Une libre nécessité avec Spinoza ?

           Pour caricaturer, nous ne sommes donc rien, et nous ne pouvons rien y faire. Notre identité constante comme notre capacité à être maître de nos choix sont des illusions, des croyances si ancrées en nous, que les admettre serait renier tout ce qui nous constitue. Et il faut avouer que cette pensée est assez déprimante et difficile à accepter ou même seulement à réaliser pleinement. Rien ne peut nous empêcher d’y croire, même si rationnellement avec Hume nous ne pouvons plus que fortement douter de ces capacités. Pour retrouver un peu d’espoir et une relative liberté, c’est vers Spinoza que nous pourrions nous tourner maintenant. Ce philosophe, comme Hume, pense l’homme entièrement déterminé par des circonstances extérieures. Il n' y a dans ses actes que du nécessaire et de l’impossible, rien entre les deux. Si nous nous croyons libres, selon lui, c’est parce que nous sommes conscients de nos actions mais ignorants des causes qui les déterminent. L’homme ne peut en aucun cas être une exception dans l’ordre de la nature en se déterminant lui-même. Il est comme une pierre pensante consciente qu’elle dévale le long d’une pente mais ignorant la loi de la gravitation, et qui croirait avoir librement choisit de rouler jusqu’en bas.



« Concevez maintenant, si vous voulez bien, que la pierre, tandis qu'elle continue de se mouvoir, pense et sache qu'elle fait effort, autant qu'elle peut, pour se mouvoir. Cette pierre assurément, puisqu'elle a conscience de son effort seulement et qu'elle n'est en aucune façon indifférente, croira qu'elle est très libre et qu'elle ne persévère dans son mouvement que parce qu'elle le veut. Telle est cette liberté humaine que tous se vantent de posséder et qui consiste en cela seul que les hommes ont conscience de leurs appétits et ignorent les causes qui les déterminent. Un enfant croit librement appéter le lait, un jeune garçon irrité vouloir se venger et, s'il est poltron, vouloir fuir. Un ivrogne croit dire par un libre décret de son âme ce qu'ensuite, revenu à la sobriété, il aurait voulu taire. De même un délirant, un bavard, et bien d'autres de même farine, croient agir par un libre décret de l'âme et non se laisser contraindre. » ( Spinoza, Lettre LVIII - à Schuller-). 

           Mais comment pourrions-nous vivre avec cette idée et trouver un sens à toutes nos actions si en quelque sorte tout est écrit d’avance, et n'a pas besoin de notre volonté pour se dérouler ? Spinoza va parvenir à nous sauver de cette dépression métaphysique qui pointe son nez, en montrant que la véritable liberté n’est pas une libre volonté mais une libre nécessité.

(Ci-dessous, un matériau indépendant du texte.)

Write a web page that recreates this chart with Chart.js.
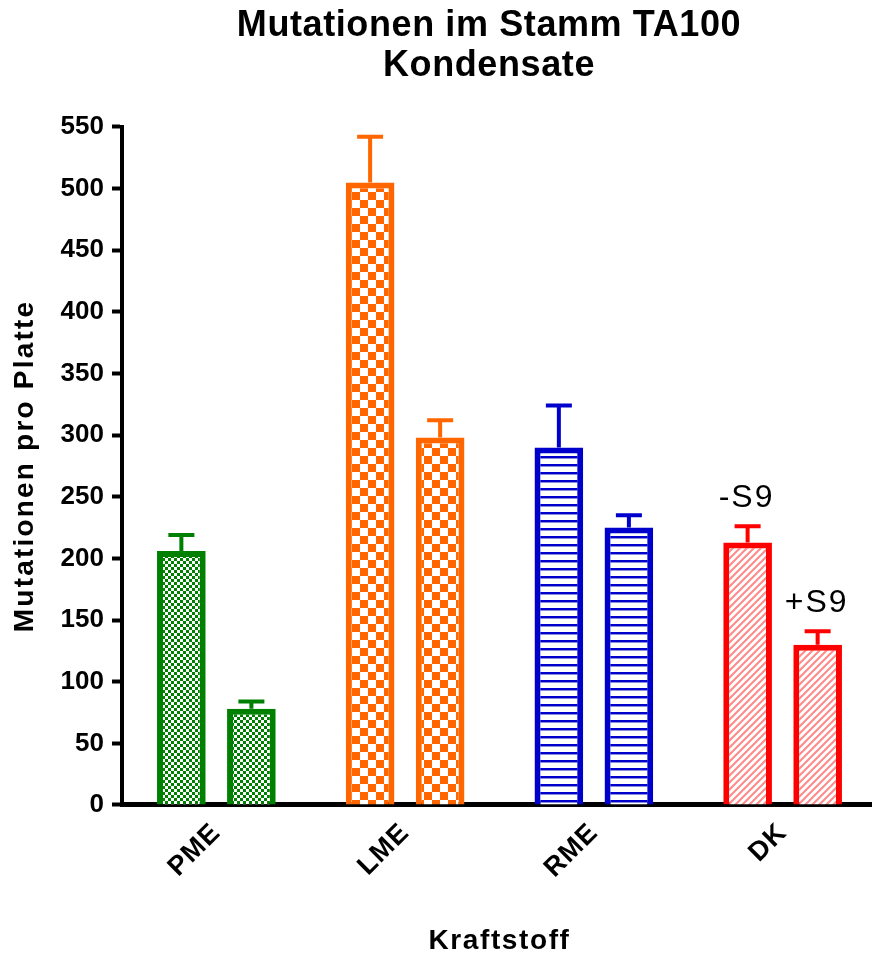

                     Être libre, ce n’est pas ne dépendre de rien, mais c’est d’abord comprendre ce qui nous déterminent ; la connaissance de ces causes augmentera notre part d’autodétermination. Ainsi nous pourrons ne suivre que notre nature et non des causes qui nous seraient extérieures. On n'est pas libre, mais on peut le devenir dans une certaine mesure, car la liberté est avant tout un perfectionnement. Reconnaître que nous sommes contraints est le premier pas vers notre libération. L’homme, comme le reste des choses et des vivants, fait partie de la nature, il doit ensuite comprendre les pulsions qui le poussent à agir pour s’engager vraiment sur le chemin de la nécessité libératrice. Celui qui aura compris ce qui lui est bon, ne dépendra de rien d’autre que de lui-même et sera réellement libre. Ainsi tout n’est pas perdu pour l’homme, Spinoza lui offre une porte de sortie. La croyance selon laquelle il y aurait à l’intérieur de moi, un spectateur qui serait toujours le même et assisterait à tous les changements de ma vie en n'en faisant le lien, est une illusion. Cette identité personnelle n’est qu’une fiction que je me raconte. Le fait que j’échappe au déterminisme qui régit l’ensemble de la nature, en étant moi-même le maître absolu de mes actions est également un mythe. Mais en reconnaissant que je ne suis pas libre, et que des causes me déterminent, je peux développer ma puissance d’agir… et le devenir.